Say hello to Rezence, your new wireless charging brand

Rezence, which has actually been around for a while, is being positioned as the next-generation wireless charging standard.

Roger Cheng Former Executive Editor / Head of News
Roger Cheng (he/him/his) was the executive editor in charge of CNET News, managing everything from daily breaking news to in-depth investigative packages. Prior to this, he was on the telecommunications beat and wrote for Dow Jones Newswires and The Wall Street Journal for nearly a decade and got his start writing and laying out pages at a local paper in Southern California. He's a devoted Trojan alum and thinks sleep is the perfect -- if unattainable -- hobby for a parent.
Expertise Mobile | 5G | Big Tech | Social Media Credentials
  • SABEW Best in Business 2011 Award for Breaking News Coverage, Eddie Award in 2020 for 5G coverage, runner-up National Arts & Entertainment Journalism Award for culture analysis.
Roger Cheng
3 min read
All of these devices can theoretically be charged in one spot. A4WP

Meet the new wireless charging technology, same as the old wireless charging technology.

It's called Rezence (pronounced like "reh-zence"), and it is the new brand for the Alliance 4 Wireless Power (A4WP), a group of high-profile technology companies -- which counts Samsung Electronics, Qualcomm, and Intel as key members -- pitching a next-generation form of wireless charging.

In fact, it hopes Rezence becomes as well known as Bluetooth or Wi-Fi.

Wireless charging, which allows you to place a phone or other device on a pad to recharge its battery, is found in select tech products and stores, but it's largely still a niche feature.

One of the biggest impediments to the broader adoption of wireless charging -- which seems like a no-brainer kind of feature to have -- are three competing and incompatible standards:

  • There's the Power Matters Alliance, which has created charging stations in select Starbucks and McDonald's, as well as cases for popular phones such as the iPhone. The group is largely driven by Powermat Technologies and Procter & Gamble.

  • Then, there's the Wireless Power Consortium, which uses a standard called Qi that is commonly used in Nokia smartphones and other select devices from manufacturers such as HTC and LG Electronics.

  • Lastly, there's the A4WP, which prior to Thursday's announcement, didn't have a public presence or brand, and doesn't yet have products in the marketplace.

With the PMA and WPC battling it out in the market with no clear winner, it's the A4WP that hopes to usurp both with arguably better technology.

Rezence is named after the technology it is based off, called magnetic resonance. This version of wireless charging allows for multiple devices to lie on the same pad to get a charge, be moved around, or even go through small obstructions such as a magazine or piece of paper.

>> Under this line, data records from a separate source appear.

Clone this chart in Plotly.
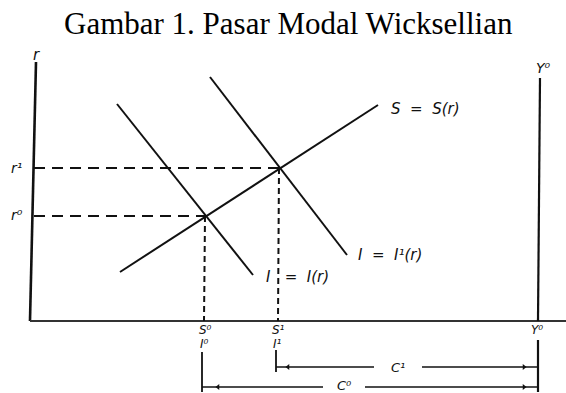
import plotly.graph_objects as go

# ---- diagram data (abstract units: quantity on x, interest rate on y) ----
title_text = "Gambar 1. Pasar Modal Wicksellian"

# equilibrium points
r0, r1 = 105, 153          # interest rates r0, r1
s0, s1 = 176, 250          # savings/investment S0=I0, S1=I1
y0 = 508                   # income Y0

# schedules (end points)
S_x = [90, 348]
S_y = [49, 216]
I_x = [87, 223]
I_y = [217, 46]
I1_x = [180, 317]
I1_y = [244, 66]

# axes
axis_v_x = [0, 6]
axis_v_y = [0, 259]
axis_h_x = [0, 536]
axis_h_y = [0, 0]
yline_x = [y0, y0 + 2]
yline_y = [0, 243]
yline_low_y = [-19, -71]

# brackets C1 and C0
c1_y = -46
c1_parts = [[s1 - 4, 344], [392, y0 - 1]]
c1_tick_y = [-29, -51]
c0_y = -66
c0_parts = [[s0 - 4, 293], [335, y0 - 1]]
c0_tick_y = [-31, -71]

INK = "#111111"
fig = go.Figure()

def line(x, y, width=2.0, dash=None, color=INK):
    fig.add_trace(go.Scatter(x=x, y=y, mode="lines",
                             line=dict(color=color, width=width, dash=dash),
                             hoverinfo="skip", showlegend=False))

# axes
line(axis_v_x, axis_v_y, 2.6)
line(axis_h_x, axis_h_y, 2.0, color="#333333")
line(yline_x, yline_y, 2.2)
line([y0, y0], yline_low_y, 2.2)

# schedules
line(S_x, S_y, 2.0)
line(I_x, I_y, 2.0)
line(I1_x, I1_y, 2.0)

# dashed guides
line([4, s0], [r0, r0], 1.8, dash="11px,7px")
line([4, s1], [r1, r1], 1.8, dash="11px,7px")
line([s0 - 1, s0 - 2], [r0, 0], 2.0, dash="6px,4px")
line([s1 - 1, s1 - 2], [r1, 0], 2.0, dash="6px,4px")

# brackets
line([s1 - 4, s1 - 4], c1_tick_y, 1.8)
for p in c1_parts:
    line(p, [c1_y, c1_y], 1.6)
line([s0 - 4, s0 - 4], c0_tick_y, 1.8)
for p in c0_parts:
    line(p, [c0_y, c0_y], 1.6)

# small arrowheads on bracket lines
fig.add_trace(go.Scatter(
    x=[s1 + 8, y0 - 14, s0 + 12, y0 - 14],
    y=[c1_y, c1_y, c0_y, c0_y],
    mode="markers",
    marker=dict(symbol=["triangle-left", "triangle-right", "triangle-left", "triangle-right"],
                size=5, color=INK),
    hoverinfo="skip", showlegend=False))

LF = "DejaVu Sans"
def label(x, y, text, size=14):
    fig.add_annotation(x=x, y=y, xref="x", yref="y", text=text, showarrow=False,
                       font=dict(family=LF, size=size, color=INK))

label(6, 266, "<i>r</i>", 15)
label(-14, 153, "<i>r¹</i>")
label(-13, 106, "<i>r⁰</i>")
label(513, 253, "<i>Y⁰</i>")
label(395, 212, "<i>S  =  S(r)</i>", 15)
label(360, 66, "<i>I  =  I¹(r)</i>", 15)
label(267, 44, "<i>I   =  I(r)</i>", 15)
label(s0 - 1, -9, "<i>S⁰</i>", 12)
label(s1 - 2, -9, "<i>S¹</i>", 12)
label(y0 - 1, -9, "<i>Y⁰</i>", 12)
label(s0 - 2, -23, "<i>I⁰</i>", 12)
label(s1 - 3, -23, "<i>I¹</i>", 12)
label(368, -46, "<i>C¹</i>", 13)
label(314, -64, "<i>C⁰</i>", 13)

fig.add_annotation(x=258, y=298, xref="x", yref="y", text=title_text, showarrow=False,
                   xanchor="center", yanchor="middle",
                   font=dict(family="Liberation Serif", size=31, color="#000000"))

fig.update_layout(
    width=566, height=393,
    margin=dict(l=0, r=0, t=0, b=0),
    paper_bgcolor="white", plot_bgcolor="white",
    xaxis=dict(range=[-30, 536], visible=False, fixedrange=True),
    yaxis=dict(range=[-72, 321], visible=False, fixedrange=True),
    showlegend=False,
)

# remove the page's default body margin so the figure fills the window
fig.write_html("out.html",
               config={"displayModeBar": False, "staticPlot": True},
               post_script="document.body.style.margin='0px';document.body.style.overflow='hidden';")
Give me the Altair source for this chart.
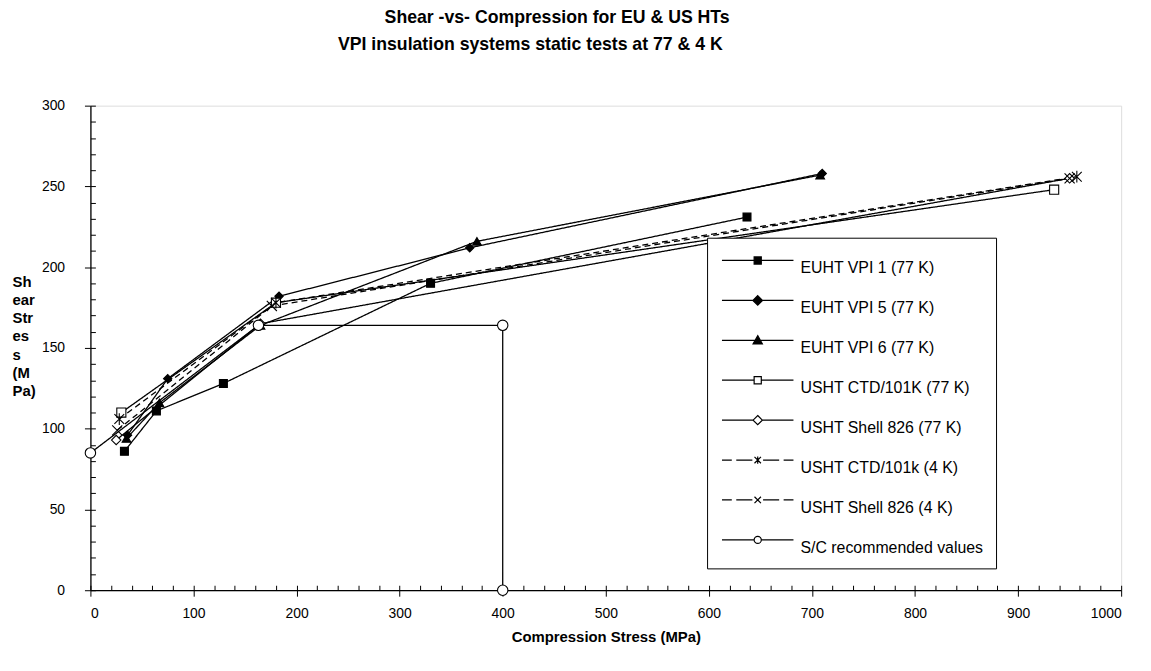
import altair as alt
import pandas as pd

# ---------------- data ----------------
series_names = [
    "EUHT VPI 1 (77 K)", "EUHT VPI 5 (77 K)", "EUHT VPI 6 (77 K)",
    "USHT CTD/101K (77 K)", "USHT Shell 826 (77 K)", "USHT CTD/101k (4 K)",
    "USHT Shell 826 (4 K)", "S/C recommended values",
]
vpi1_x = [33, 64, 129, 330, 637]
vpi1_y = [86, 111, 128, 190, 231]
vpi5_x = [36, 75, 183, 368, 710]
vpi5_y = [96, 131, 182, 212, 258]
vpi6_x = [35, 67, 165, 375, 708]
vpi6_y = [94, 116, 164, 216, 257]
ctd77_x = [30, 180, 935]
ctd77_y = [110, 178, 248]
shell77_x = [25, 165, 950]
shell77_y = [93, 165, 255]
ctd4_x = [28, 180, 957]
ctd4_y = [106, 178, 256]
shell4_x = [26, 176, 950]
shell4_y = [99, 176, 255]
sc_x = [0, 163, 400, 400]
sc_y = [85, 164, 164, 0]

x_ticks = list(range(0, 1001, 100))
y_ticks = list(range(0, 301, 50))
title_1 = "Shear -vs- Compression for EU & US HTs"
title_2 = "VPI insulation systems static tests at 77 & 4 K"
x_title = "Compression Stress (MPa)"
y_title = ["Sh", "ear", "Str", "es", "s", "(M", "Pa)"]

all_x = [vpi1_x, vpi5_x, vpi6_x, ctd77_x, shell77_x, ctd4_x, shell4_x, sc_x]
all_y = [vpi1_y, vpi5_y, vpi6_y, ctd77_y, shell77_y, ctd4_y, shell4_y, sc_y]
rows = []
for name, xs, ys in zip(series_names, all_x, all_y):
    for i, (xv, yv) in enumerate(zip(xs, ys)):
        rows.append({"series": name, "x": xv, "y": yv, "i": i})
df = pd.DataFrame(rows)

FONT = "Liberation Sans"
BLACK, WHITE = "#000000", "#ffffff"

# ---------------- marker styles ----------------
X_PATH = "M-1,-1L1,1M-1,1L1,-1"
AST_PATH = "M-1,-1L1,1M-1,1L1,-1M0,-1.2L0,1.2"
plot_shapes = ["square", "diamond", "triangle-up", "square", "diamond",
               AST_PATH, X_PATH, "circle"]
plot_sizes = [64, 110, 100, 64, 100, 70, 80, 72]
fills = [BLACK, BLACK, BLACK, WHITE, WHITE, WHITE, WHITE, WHITE]
dashes = [[1, 0]] * 5 + [[6, 4]] * 2 + [[1, 0]]

# legend symbols: line + marker drawn as one custom path
DY = -0.45


def _line(open_gap=None, dashed=False):
    if dashed:
        segs = [(-2.0, -1.45), (-1.2, -0.3), (0.3, 1.2), (1.45, 2.0)]
    elif open_gap:
        segs = [(-2.0, -open_gap), (open_gap, 2.0)]
    else:
        segs = [(-2.0, 2.0)]
    return "".join(f"M{a},{DY}L{b},{DY}" for a, b in segs)


def _square(m):
    return f"M{-m},{DY - m}L{m},{DY - m}L{m},{DY + m}L{-m},{DY + m}Z"


def _diamond(m):
    return f"M0,{DY - m}L{m},{DY}L0,{DY + m}L{-m},{DY}Z"


def _triangle(m):
    return f"M0,{DY - m}L{m},{DY + 0.8 * m}L{-m},{DY + 0.8 * m}Z"


def _circle(m):
    return (f"M{-m},{DY}A{m},{m} 0 1,0 {m},{DY}"
            f"A{m},{m} 0 1,0 {-m},{DY}Z")


def _x(m):
    return f"M{-m},{DY - m}L{m},{DY + m}M{-m},{DY + m}L{m},{DY - m}"


legend_shapes = [
    _line() + _square(0.2),
    _line() + _diamond(0.27),
    _line() + _triangle(0.26),
    _line(open_gap=0.2) + _square(0.2),
    _line(open_gap=0.26) + _diamond(0.26),
    _line(dashed=True) + _x(0.18) + f"M0,{DY - 0.2}L0,{DY + 0.2}",
    _line(dashed=True) + _x(0.18),
    _line(open_gap=0.2) + _circle(0.2),
]

base = alt.Chart(df)
x_scale = alt.Scale(domain=[0, 1000], nice=False, zero=False)
y_scale = alt.Scale(domain=[0, 300], nice=False, zero=False)

lines = base.mark_line(color=BLACK, strokeWidth=1.3).encode(
    x=alt.X("x:Q", scale=x_scale, axis=None),
    y=alt.Y("y:Q", scale=y_scale, axis=None),
    detail="series:N",
    order="i:Q",
    strokeDash=alt.StrokeDash("series:N", scale=alt.Scale(domain=series_names, range=dashes), legend=None),
)

points = base.mark_point(stroke=BLACK, strokeWidth=1.1, opacity=1).encode(
    x=alt.X("x:Q", scale=x_scale, axis=alt.Axis(
        orient="bottom", values=x_ticks, format="d", title=x_title, grid=False,
        tickSize=6, tickColor=BLACK, domainColor=BLACK, domainWidth=1.3,
        labelFont=FONT, labelFontSize=14, labelColor=BLACK, labelPadding=10,
        titleFont=FONT, titleFontSize=15, titleFontWeight="bold", titleColor=BLACK,
        titlePadding=10)),
    y=alt.Y("y:Q", scale=y_scale, axis=alt.Axis(
        orient="left", values=y_ticks, title=y_title, grid=False,
        tickSize=6, tickColor=BLACK, domainColor=BLACK, domainWidth=1.3,
        labelFont=FONT, labelFontSize=14, labelColor=BLACK, labelPadding=20,
        titleFont=FONT, titleFontSize=15, titleFontWeight="bold", titleColor=BLACK,
        titleAngle=0, titleAlign="left", titleBaseline="top", titleX=-79, titleY=170,
        titleLineHeight=18.3)),
    shape=alt.Shape("series:N", scale=alt.Scale(domain=series_names, range=plot_shapes), legend=None),
    fill=alt.Fill("series:N", scale=alt.Scale(domain=series_names, range=fills), legend=None),
    size=alt.Size("series:N", scale=alt.Scale(domain=series_names, range=plot_sizes), legend=None),
)

minor = base.mark_point(opacity=0).encode(
    x=alt.X("x:Q", scale=x_scale, axis=alt.Axis(
        orient="top", offset=-488, values=list(range(0, 1001, 20)), labels=False,
        domain=False, grid=False, title=None, tickSize=5, tickColor=BLACK)),
    y=alt.Y("y:Q", scale=y_scale, axis=alt.Axis(
        orient="right", offset=-1038, values=list(range(0, 301, 10)), labels=False,
        domain=False, grid=False, title=None, tickSize=5, tickColor=BLACK)),
)

leg = alt.Legend(
    orient="none", legendX=621, legendY=133, title=None,
    symbolSize=1296, symbolStrokeColor=BLACK, symbolStrokeWidth=1.2, symbolOpacity=1,
    labelFont=FONT, labelFontSize=16, labelColor=BLACK, labelLimit=400,
    labelOffset=24, symbolOffset=20, rowPadding=13.2, padding=12,
    strokeColor=BLACK, fillColor=WHITE,
)
legend_layer = base.mark_point(opacity=0, size=1296, strokeWidth=1.2).encode(
    x=alt.X("x:Q", scale=x_scale, axis=None),
    y=alt.Y("y:Q", scale=y_scale, axis=None),
    shape=alt.Shape("series:N", scale=alt.Scale(domain=series_names, range=legend_shapes), legend=leg),
    fill=alt.Fill("series:N", scale=alt.Scale(domain=series_names, range=fills), legend=leg),
    stroke=alt.Stroke("series:N", scale=alt.Scale(domain=series_names, range=[BLACK] * 8), legend=leg),
)

title1 = alt.Chart(pd.DataFrame({"t": [title_1]})).mark_text(
    font=FONT, fontSize=17.8, fontWeight="bold", color=BLACK, align="center", baseline="middle"
).encode(text="t:N", x=alt.value(470), y=alt.value(-88))
title2 = alt.Chart(pd.DataFrame({"t": [title_2]})).mark_text(
    font=FONT, fontSize=17.8, fontWeight="bold", color=BLACK, align="center", baseline="middle"
).encode(text="t:N", x=alt.value(443), y=alt.value(-61))

chart = alt.layer(lines, points, minor, legend_layer, title1, title2).resolve_scale(
    shape="independent", fill="independent", size="independent",
    strokeDash="independent", stroke="independent"
).resolve_axis(x="independent", y="independent").properties(
    width=1038, height=488,
    autosize=alt.AutoSizeParams(type="none"),
    padding={"left": 83, "top": 96, "right": 22, "bottom": 79},
).configure_view(stroke=None).configure(background="white")

chart.save("out.html", embed_options={"renderer": "svg", "actions": False})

Qi and the PMA standard both use a technology called inductive charging, where devices need to be specifically laid on a charging pad in order to connect. Both the PMA and WPC are starting to look for ways to add the kinds of features that Rezence promises.

In the meantime, Rezence is going to get rolling with products in the coming year, with many launching next year, according to Geoff Gordon, a product manager at Qualcomm who serves as the chairman of the marketing committee for the A4WP. He said that the Consumer Electronics Show will serve as a showcase for these products.

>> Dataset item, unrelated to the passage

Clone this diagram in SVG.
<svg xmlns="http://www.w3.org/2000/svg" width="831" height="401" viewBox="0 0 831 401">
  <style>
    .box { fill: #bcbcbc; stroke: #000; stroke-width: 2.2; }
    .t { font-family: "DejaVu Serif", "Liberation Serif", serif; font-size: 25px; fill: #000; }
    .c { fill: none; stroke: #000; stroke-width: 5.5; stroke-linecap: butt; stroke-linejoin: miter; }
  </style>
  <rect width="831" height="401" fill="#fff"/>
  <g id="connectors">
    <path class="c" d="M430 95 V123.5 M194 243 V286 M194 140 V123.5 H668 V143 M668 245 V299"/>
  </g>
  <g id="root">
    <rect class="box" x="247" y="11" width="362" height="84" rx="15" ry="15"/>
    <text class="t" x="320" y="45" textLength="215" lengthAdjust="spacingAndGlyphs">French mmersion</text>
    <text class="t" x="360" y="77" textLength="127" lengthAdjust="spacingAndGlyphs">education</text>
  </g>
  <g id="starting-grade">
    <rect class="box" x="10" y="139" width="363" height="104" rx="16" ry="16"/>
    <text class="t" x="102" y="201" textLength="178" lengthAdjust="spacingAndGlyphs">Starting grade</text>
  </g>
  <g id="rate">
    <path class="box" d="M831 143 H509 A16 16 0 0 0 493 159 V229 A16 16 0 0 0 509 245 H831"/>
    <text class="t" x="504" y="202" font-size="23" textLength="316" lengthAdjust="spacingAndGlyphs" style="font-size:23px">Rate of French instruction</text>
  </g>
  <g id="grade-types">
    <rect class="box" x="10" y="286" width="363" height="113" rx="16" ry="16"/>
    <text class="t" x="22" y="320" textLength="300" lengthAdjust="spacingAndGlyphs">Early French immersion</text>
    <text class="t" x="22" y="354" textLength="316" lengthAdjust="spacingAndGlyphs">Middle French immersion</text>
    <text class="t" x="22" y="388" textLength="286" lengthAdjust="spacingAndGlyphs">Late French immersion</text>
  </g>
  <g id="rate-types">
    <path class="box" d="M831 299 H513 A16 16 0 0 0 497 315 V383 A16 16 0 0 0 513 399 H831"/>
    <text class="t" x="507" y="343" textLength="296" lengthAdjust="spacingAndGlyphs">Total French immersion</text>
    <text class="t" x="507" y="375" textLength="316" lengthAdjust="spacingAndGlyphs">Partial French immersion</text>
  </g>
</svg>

It seemed as if the wireless charging powers were shifting with Samsung making an investment in WPC technology and Qualcomm joining both the WPC and PMA.

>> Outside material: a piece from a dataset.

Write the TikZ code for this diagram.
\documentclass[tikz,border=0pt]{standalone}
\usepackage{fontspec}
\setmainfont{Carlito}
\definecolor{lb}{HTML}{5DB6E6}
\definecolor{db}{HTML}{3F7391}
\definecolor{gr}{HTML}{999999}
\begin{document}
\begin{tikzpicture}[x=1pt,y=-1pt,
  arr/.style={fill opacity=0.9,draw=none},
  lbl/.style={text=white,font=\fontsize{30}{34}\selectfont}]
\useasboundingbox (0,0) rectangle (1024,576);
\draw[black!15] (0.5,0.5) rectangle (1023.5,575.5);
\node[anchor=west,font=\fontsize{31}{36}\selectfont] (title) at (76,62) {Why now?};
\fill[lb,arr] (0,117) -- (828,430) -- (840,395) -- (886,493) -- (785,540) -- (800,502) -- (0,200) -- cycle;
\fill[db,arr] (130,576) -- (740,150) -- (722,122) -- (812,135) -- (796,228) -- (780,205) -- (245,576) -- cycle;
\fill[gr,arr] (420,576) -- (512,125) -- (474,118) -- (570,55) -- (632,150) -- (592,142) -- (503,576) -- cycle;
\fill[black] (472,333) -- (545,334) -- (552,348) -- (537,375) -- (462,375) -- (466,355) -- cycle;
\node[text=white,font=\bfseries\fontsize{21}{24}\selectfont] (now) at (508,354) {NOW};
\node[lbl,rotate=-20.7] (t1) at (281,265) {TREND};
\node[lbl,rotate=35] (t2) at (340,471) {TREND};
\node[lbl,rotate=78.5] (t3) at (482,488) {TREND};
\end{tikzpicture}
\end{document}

But it appears Qualcomm's participation in all of the different groups is its way of trying to bring a little harmony to the wireless charging world, as opposed to a concession to rival standards.

"We're going to help drive the industry to drive toward an A4WP specification," Mark Hunsicker, senior director of product management for Qualcomm, said in an interview with CNET in October. "We felt it was in the best interest of the A4WP to join these other forums to help harmonize a single spec across multiple entities."

Rezence hopes its Z logo will show up on devices and charging pads. A4WP

"It's not uncommon for companies to participate in multiple standards," said Gary Matos, a strategic planner for Intel and marketing director for the A4WP. He noted that for companies like Intel and Qualcomm, it was their obligation to meet the needs of their customers, which meant participating in different kinds of standards.

There remains time for a universal standard to take hold despite the fragmented market. Matos said the existing market for wireless charging products and accessories is small, and noted the return rates have been high.

Another challenge for all of the standards: Apple's seeming lack of interest; it hasn't committed to wireless charging for its products. Industry observers believe a drive by Apple to raise awareness for the feature would bring it to the mainstream.

Apple has had discussions with everyone, Gordon noted, but he wouldn't say whether the company would commit to any standard.

For now, the A4WP is hoping its brand will bring the group a little buzz.